Consider a practical example. A designer asked to "make a poster" has infinite choices of size, color, typography, imagery, and composition. That freedom does not produce better posters — it produces hours of aimless exploration. Now add constraints: the poster must be black and white, use only one typeface, fit on A4 paper, and communicate its message in under three seconds. Suddenly every decision has a clear evaluation criterion. Should the type be large or small? Well, it needs to read in three seconds, so large. Should the composition be complex? No — one color, one typeface, and a three-second constraint demand simplicity. The constraints did not limit the designer's creativity; they gave the designer a problem to solve, and problem-solving is where creativity actually lives.

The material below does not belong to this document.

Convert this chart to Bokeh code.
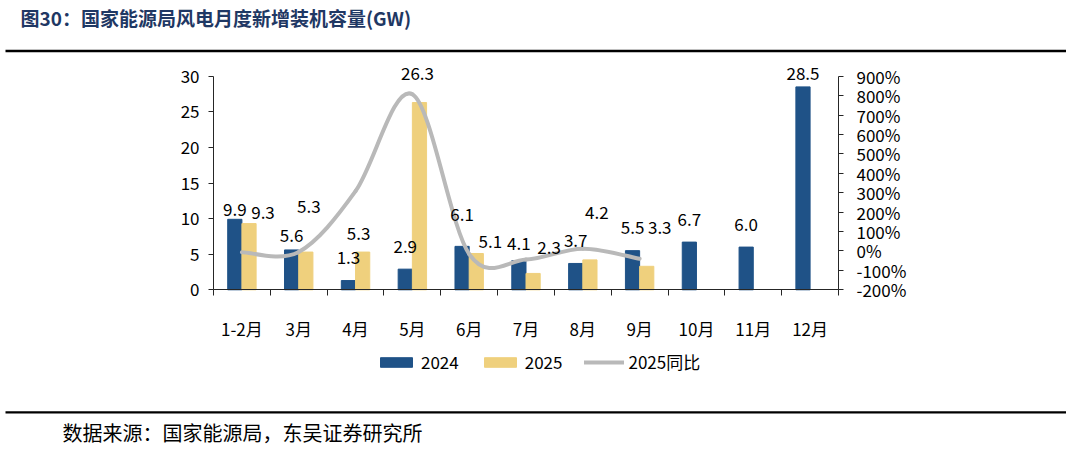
import numpy as np
from bokeh.plotting import figure
from bokeh.models import (ColumnDataSource, Range1d, LinearAxis, FixedTicker,
                          CustomJSTickFormatter, PrintfTickFormatter, Legend,
                          LegendItem, Label, BoxAnnotation)
from bokeh.core.properties import value
from bokeh.embed import file_html
from bokeh.resources import INLINE

# --- data ---
months = ["1-2月", "3月", "4月", "5月", "6月", "7月", "8月", "9月", "10月", "11月", "12月"]
cap_2024 = [9.9, 5.6, 1.3, 2.9, 6.1, 4.1, 3.7, 5.5, 6.7, 6.0, 28.5]
cap_2025 = [9.3, 5.3, 5.3, 26.3, 5.1, 2.3, 4.2, 3.3]
yoy_2025 = [-6, -5, 308, 807, -16, -44, 12, -40]   # %

# label nudges (px) to mimic the hand-placed labels
lift_2024 = [10, 14, 23, 23, 32, 17, 23, 23, 23, 23, 13]
lift_2025 = [11, 46, 19, 29, 12, 26, 47, 39]
shift_2025 = [14, 3, -4, -2, 14, 16, 7, 13]

title_text = "图30：国家能源局风电月度新增装机容量(GW)"
source_text = "数据来源：国家能源局，东吴证券研究所"

FONT = "Noto Sans CJK SC"
BLUE = "#1F5287"
GOLD = "#EFD07D"
GRAY = "#B9B9B9"
NAVY = "#1F3864"
AXIS = "#262626"

# page geometry (px): the frame fills the canvas, axes sit at fixed spots
W, H = 1066, 452
LEFT, RIGHT, TOP, BOTTOM = 213, 838, 75.7, 289.3
ncat = len(months)
px_x = (RIGHT - LEFT) / ncat
px_y = (BOTTOM - TOP) / 30
px_r = (BOTTOM - TOP) / 1100

p = figure(width=W, height=H, output_backend="svg", toolbar_location=None,
           x_range=Range1d(-LEFT / px_x, (W - LEFT) / px_x),
           y_range=Range1d(-(H - BOTTOM) / px_y, BOTTOM / px_y),
           x_axis_type=None, y_axis_type=None, min_border=0)
p.extra_y_ranges = {"yoy": Range1d(-200 - (H - BOTTOM) / px_r, -200 + BOTTOM / px_r)}
p.grid.visible = False
p.outline_line_color = None

# bars
x24 = np.arange(len(cap_2024)) + 0.5 - 0.125
x25 = np.arange(len(cap_2025)) + 0.5 + 0.125
r24 = p.vbar(x=x24, top=cap_2024, width=0.25, color=BLUE)
r25 = p.vbar(x=x25, top=cap_2025, width=0.25, color=GOLD)

# smoothed yoy line (catmull-rom -> bezier, like excel smoothing)
xs = np.arange(len(yoy_2025)) + 0.5
ys = np.array(yoy_2025, dtype=float)
n = len(xs)
seg = dict(x0=[], y0=[], x1=[], y1=[], cx0=[], cy0=[], cx1=[], cy1=[])
for k in range(n - 1):
    a, b, c, d = max(k - 1, 0), k, k + 1, min(k + 2, n - 1)
    seg["x0"].append(xs[b]); seg["y0"].append(ys[b])
    seg["x1"].append(xs[c]); seg["y1"].append(ys[c])
    seg["cx0"].append(xs[b] + (xs[c] - xs[a]) / 6)
    seg["cy0"].append(ys[b] + (ys[c] - ys[a]) / 6)
    seg["cx1"].append(xs[c] - (xs[d] - xs[b]) / 6)
    seg["cy1"].append(ys[c] - (ys[d] - ys[b]) / 6)
r_yoy = p.bezier(source=ColumnDataSource(seg), x0="x0", y0="y0", x1="x1", y1="y1",
                 cx0="cx0", cy0="cy0", cx1="cx1", cy1="cy1",
                 line_color=GRAY, line_width=4, line_cap="round", y_range_name="yoy")

# data labels
lab24 = ColumnDataSource(dict(x=x24, y=cap_2024, t=[f"{v:.1f}" for v in cap_2024],
                              dx=[0] * len(cap_2024), dy=[-v for v in lift_2024]))
lab25 = ColumnDataSource(dict(x=x25, y=cap_2025, t=[f"{v:.1f}" for v in cap_2025],
                              dx=shift_2025, dy=[-v for v in lift_2025]))
for src in (lab24, lab25):
    p.text(x="x", y="y", text="t", x_offset="dx", y_offset="dy", source=src,
           text_align="center", text_baseline="middle", text_color="black",
           text_font=value(FONT), text_font_size="17px")


# axes
def style_axis(ax):
    ax.axis_line_color = AXIS
    ax.major_tick_line_color = AXIS
    ax.minor_tick_line_color = None
    ax.major_tick_out = 5
    ax.major_tick_in = 0
    ax.major_label_text_font = FONT
    ax.major_label_text_font_size = "17px"
    ax.major_label_text_color = "black"


xa = LinearAxis(fixed_location=0, bounds=(0, ncat),
                ticker=FixedTicker(ticks=[i + 0.5 for i in range(ncat)],
                                   minor_ticks=list(range(ncat + 1))),
                formatter=CustomJSTickFormatter(args=dict(labels=months),
                                                code="return labels[Math.floor(tick)]"))
style_axis(xa)
xa.major_tick_out = 0
xa.minor_tick_line_color = AXIS
xa.minor_tick_out = 6
xa.minor_tick_in = 0
xa.major_label_standoff = 20
p.add_layout(xa, "below")

ya = LinearAxis(fixed_location=0, bounds=(0, 30),
                ticker=FixedTicker(ticks=[0, 5, 10, 15, 20, 25, 30]))
style_axis(ya)
ya.major_label_standoff = 9
p.add_layout(ya, "left")

yr = LinearAxis(y_range_name="yoy", fixed_location=ncat, bounds=(-200, 900),
                ticker=FixedTicker(ticks=list(range(-200, 901, 100))),
                formatter=PrintfTickFormatter(format="%d%%"))
style_axis(yr)
yr.major_label_standoff = 13
p.add_layout(yr, "right")

# legend
legend = Legend(items=[LegendItem(label="2024", renderers=[r24]),
                       LegendItem(label="2025", renderers=[r25]),
                       LegendItem(label="2025同比", renderers=[r_yoy])],
                orientation="horizontal", location=(376, H - 374),
                glyph_width=40, glyph_height=12, label_standoff=5, spacing=21,
                padding=0, margin=0, border_line_color=None, background_fill_alpha=0,
                label_text_font=FONT, label_text_font_size="17px",
                label_text_color="black")
p.add_layout(legend)

# title, rules and source note (screen px from frame bottom-left = canvas)
p.add_layout(Label(x=20, y=H - 17, x_units="screen", y_units="screen",
                   text=title_text, text_font=FONT, text_font_style="bold",
                   text_font_size="19px", text_color=NAVY, text_baseline="middle"))
p.add_layout(Label(x=62, y=H - 432, x_units="screen", y_units="screen",
                   text=source_text, text_font=FONT, text_font_size="20px",
                   text_color="black", text_baseline="middle"))
for top, bottom in ((49.3, 51.8), (410.7, 412.9)):
    p.add_layout(BoxAnnotation(left=5, right=W, top=H - top, bottom=H - bottom,
                               left_units="screen", right_units="screen",
                               top_units="screen", bottom_units="screen",
                               fill_color="black", fill_alpha=1, line_color=None))

open("out.html", "w").write(file_html(p, INLINE))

Professional designers encounter constraints constantly: brand guidelines restrict color palettes and typography; budgets limit printing techniques; accessibility standards require minimum contrast ratios and font sizes; screen sizes dictate layout breakpoints. Rather than resenting these constraints, experienced designers treat them as the defining parameters of the problem. The FedEx logo's hidden arrow emerged from the constraint of making a wordmark that would work at any size. Twitter's original 140-character limit forced an entirely new form of writing. The iPhone's single home button simplified a decade of smartphone interface clutter. In each case, the constraint was not an obstacle — it was the creative insight.

The skill to develop is learning to name your constraints explicitly before you start designing. What is the budget? What are the technical limitations? Who is the audience and what do they need to understand? How much time does the viewer have? Writing these down transforms vague creative anxiety into a concrete problem statement. Then, when you find yourself stuck, add a constraint rather than removing one. Forcing yourself to solve the problem with fewer elements, fewer colors, or fewer words almost always produces a stronger result than giving yourself more room to wander.